Pastor Robert Jeffress
Pastor Robert Jeffress behind the pulpit at First Baptist Church in Dallas, Texas. |

A coalition of conservative pastors including Robert Jeffress and Ed Young have sent an amicus brief to the Texas Supreme Court stating that it is "unconstitutionally inefficient" for the state to prohibit taxpayer dollars from going to religious-based private schools when there are students who want to attend such institutions instead of public schools.

As the Texas Supreme Court is weighing whether or not to uphold a 2014 judgement that struck down the state's public school finance system, the U.S. Pastor Council, with the help of the of lawyer Briscoe Cain, filed a brief arguing that the court should uphold the state judge's ruling because the current school finance system has failed its students.

The council, which includes a number of prominent Texas pastors like Jeffress, Young, Robert Morris and Steve Riggle, stated that 50 percent of state's public schools are not meeting student advancement goals established by the No Child Left Behind Act. The council contends that religious schools should be eligible to receive public funding through the charter school system in order to give Texas students who wish to go to religious schools the ability to do so. Additionally, such a rule would fulfill the Texas constitution's requirement of an "efficient" school system.

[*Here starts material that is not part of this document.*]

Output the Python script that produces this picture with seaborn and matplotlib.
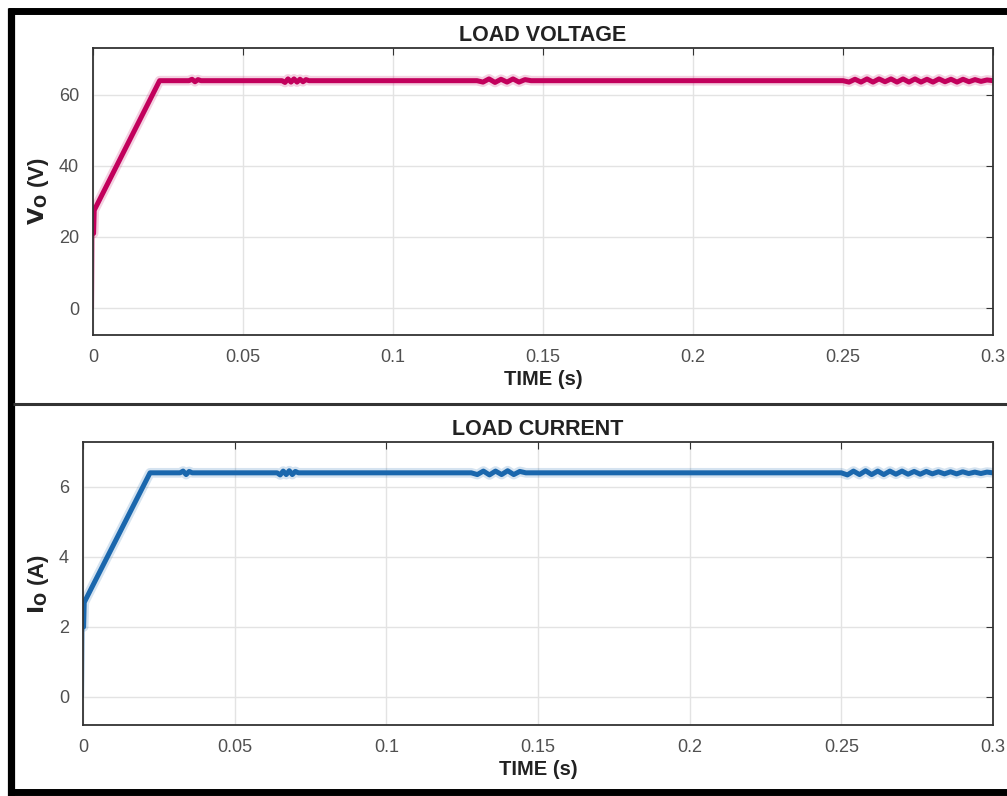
import matplotlib
matplotlib.use("Agg")
import matplotlib.pyplot as plt
from matplotlib.lines import Line2D
import seaborn as sns

# load voltage (V) vs time (s)
v_time = [0.0, 0.0002, 0.0004, 0.0222,
          0.032, 0.033, 0.034, 0.035, 0.036,
          0.063, 0.064, 0.065, 0.066, 0.067, 0.068, 0.069, 0.070, 0.071, 0.072,
          0.128, 0.130, 0.132, 0.134, 0.136, 0.138, 0.140, 0.142, 0.144, 0.146,
          0.250, 0.252, 0.254, 0.256, 0.258, 0.260, 0.262, 0.264, 0.266, 0.268,
          0.270, 0.272, 0.274, 0.276, 0.278, 0.280, 0.282, 0.284, 0.286, 0.288,
          0.290, 0.292, 0.294, 0.296, 0.298, 0.300]
v_load = [0.0, 21.0, 27.5, 64.0,
          64.0, 64.4, 63.7, 64.3, 64.0,
          64.0, 63.5, 64.5, 63.6, 64.5, 63.6, 64.4, 63.7, 64.3, 64.0,
          64.0, 63.6, 64.5, 63.5, 64.4, 63.6, 64.5, 63.6, 64.3, 64.0,
          64.0, 63.6, 64.4, 63.6, 64.5, 63.6, 64.5, 63.7, 64.5, 63.6,
          64.5, 63.6, 64.5, 63.6, 64.4, 63.6, 64.5, 63.7, 64.4, 63.6,
          64.4, 63.7, 64.3, 63.8, 64.2, 64.0]

# load current (A) vs time (s)
i_time = [0.0, 0.0002, 0.0004, 0.0221,
          0.032, 0.033, 0.034, 0.035, 0.036,
          0.064, 0.065, 0.066, 0.067, 0.068, 0.069, 0.070, 0.071,
          0.128, 0.130, 0.132, 0.134, 0.136, 0.138, 0.140, 0.142, 0.144, 0.146,
          0.250, 0.252, 0.254, 0.256, 0.258, 0.260, 0.262, 0.264, 0.266, 0.268,
          0.270, 0.272, 0.274, 0.276, 0.278, 0.280, 0.282, 0.284, 0.286, 0.288,
          0.290, 0.292, 0.294, 0.296, 0.298, 0.300]
i_load = [0.0, 2.0, 2.7, 6.4,
          6.4, 6.45, 6.35, 6.44, 6.4,
          6.4, 6.34, 6.45, 6.35, 6.46, 6.35, 6.44, 6.4,
          6.4, 6.35, 6.45, 6.34, 6.45, 6.35, 6.46, 6.35, 6.44, 6.4,
          6.4, 6.34, 6.45, 6.35, 6.46, 6.35, 6.45, 6.35, 6.45, 6.36,
          6.45, 6.36, 6.44, 6.36, 6.44, 6.37, 6.43, 6.37, 6.43, 6.37,
          6.43, 6.38, 6.42, 6.38, 6.42, 6.4]

x_ticks = [0, 0.05, 0.1, 0.15, 0.2, 0.25, 0.3]
x_ticklabels = ["0", "0.05", "0.1", "0.15", "0.2", "0.25", "0.3"]
v_ticks = [0, 20, 40, 60]
i_ticks = [0, 2, 4, 6]

sns.set_style("white")
plt.rcParams["font.family"] = ["Liberation Sans", "DejaVu Sans"]

fig = plt.figure(figsize=(10.07, 7.96), dpi=100)
W, H = 1007, 796

def px_axes(left, top, right, bottom):
    return fig.add_axes([left / W, 1 - bottom / H, (right - left) / W, (bottom - top) / H])

ax1 = px_axes(93, 48, 993, 335)
ax2 = px_axes(83, 442, 993, 725)

panels = [
    (ax1, v_time, v_load, "#c2005c", v_ticks, (-7.6, 73.2), r"$\mathbf{V_O}$ (V)", "LOAD VOLTAGE"),
    (ax2, i_time, i_load, "#1a67ad", i_ticks, (-0.8, 7.28), r"$\mathbf{I_O}$ (A)", "LOAD CURRENT"),
]

for ax, t, y, col, yt, ylim, ylab, title in panels:
    # thin initial jump at switch-on, then the thick trace
    sns.lineplot(x=t[:2], y=y[:2], ax=ax, color=col, alpha=0.6, linewidth=1.5,
                 estimator=None, sort=False)
    sns.lineplot(x=t[1:], y=y[1:], ax=ax, color=col, alpha=0.18, linewidth=7,
                 estimator=None, sort=False)
    sns.lineplot(x=t[1:], y=y[1:], ax=ax, color=col, linewidth=3.6,
                 estimator=None, sort=False)
    ax.set_xlim(0, 0.3)
    ax.set_ylim(*ylim)
    ax.set_xticks(x_ticks)
    ax.set_xticklabels(x_ticklabels)
    ax.set_yticks(yt)
    ax.grid(True, color="#e3e3e3", linewidth=1.0)
    ax.tick_params(direction="in", top=True, right=True, length=5,
                   colors="#333333", labelcolor="#505050", labelsize=13, pad=10)
    for s in ax.spines.values():
        s.set_color("#333333")
        s.set_linewidth(1.3)
    ax.set_xlabel("TIME (s)", fontsize=14.5, fontweight="bold", color="#222222", labelpad=3)
    ax.set_ylabel(ylab, fontsize=16, fontweight="bold", color="#222222", labelpad=6)
    ax.set_title(title, fontsize=15.5, fontweight="bold", color="#222222", pad=5)

# outer frame and panel separator
fig.add_artist(Line2D([10.5 / W, 10.5 / W], [0, 1 - 8 / H], color="black",
                      linewidth=5.2, solid_capstyle="butt"))
fig.add_artist(Line2D([8 / W, 1], [1 - 11 / H, 1 - 11 / H], color="black",
                      linewidth=5.0, solid_capstyle="butt"))
fig.add_artist(Line2D([8 / W, 1], [1 - 792 / H, 1 - 792 / H], color="black",
                      linewidth=5.0, solid_capstyle="butt"))
fig.add_artist(Line2D([13 / W, 1], [1 - 404 / H, 1 - 404 / H], color="#333333",
                      linewidth=2.2, solid_capstyle="butt"))

fig.savefig("out.png", dpi=100)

"We believe that parents have the God-given fundamental right to direct the education and upbringing of their own children," the brief states. "Consumer choice and free markets, rather than government coercion and compulsion produce far better and the only truly 'efficient' results on both the individual and societal level as demonstrated by economics and history."

The brief advises that excluding religious schools from receiving such funding would violate the religious freedom of students.

"The total and complete exclusion of religious providers from the public education system severely implicates religious liberty, whereas their inclusion clearly does not violate religious liberty or the Establishment Clause," the brief states.

"In order to establish justice, in order for the Supreme Court to perform its constitutional duty to enforce the express written terms of the Constitution such as 'efficient,' the current public school system should be declared constitutionally inefficient and the legislature should be directed to create an efficient system," the brief continues.

The pastors add that the current public school system would only benefit, not suffer, from the inclusion of religious schools.

"From a pure economics standpoint, an efficient system would have the greatest number of suppliers possible. This is what produces efficiency in free markets. The exclusion of suppliers from the market produces inefficiency and serves merely to protect the inefficient suppliers," the brief asserts. "Judicial notice can be taken of the widely known fact that there are many excellent private religious schools in Texas which do an excellent job of educating and produce many alumni of great benefit and prominence in society."

The brief cites a study conducted by William Jeynes, professor of education at California State University at Long Beach, which found that students who attend religious private schools, especially Christian schools, were a full year ahead of their peers who attend public and secular independent schools.

"No one can argue that public education — characterized by bloated budgets and deteriorating standards — is a dismal failure in many parts of the country," Jeffress, the senior pastor at First Baptist Church in Dallas, told The Christian Post on Wednesday. "A reasonable solution to the public education crisis is to redirect some of those billions of tax dollars that are propping up a failed system toward private religious schools that are succeeding in teaching basic academic skills."

"It only seems fair that religious schools that are relieving some of the burden from the public school system should receive a proportionate share of tax dollars earmarked for public education," Jeffress continued.

An organization called Pastors for Texas Children, which is run by longtime Texas Baptist pastor Charles Foster Johnson, responded to the council's brief in a statement arguing that reconstructing the school finance system to permit taxpayer dollars to go to religious-based schools would only take more money away from public schools, which educate 92 percent of Texas school children.

The statement further argues that giving public funds to religious schools would also hurt the religious schools' freedom of instruction.

"The last thing our fine public schools need is more dollars drained away from them," the brief states. "And the last thing our fine private schools need is the government intervention and oversight that will inevitably and necessarily follow the public money they receive."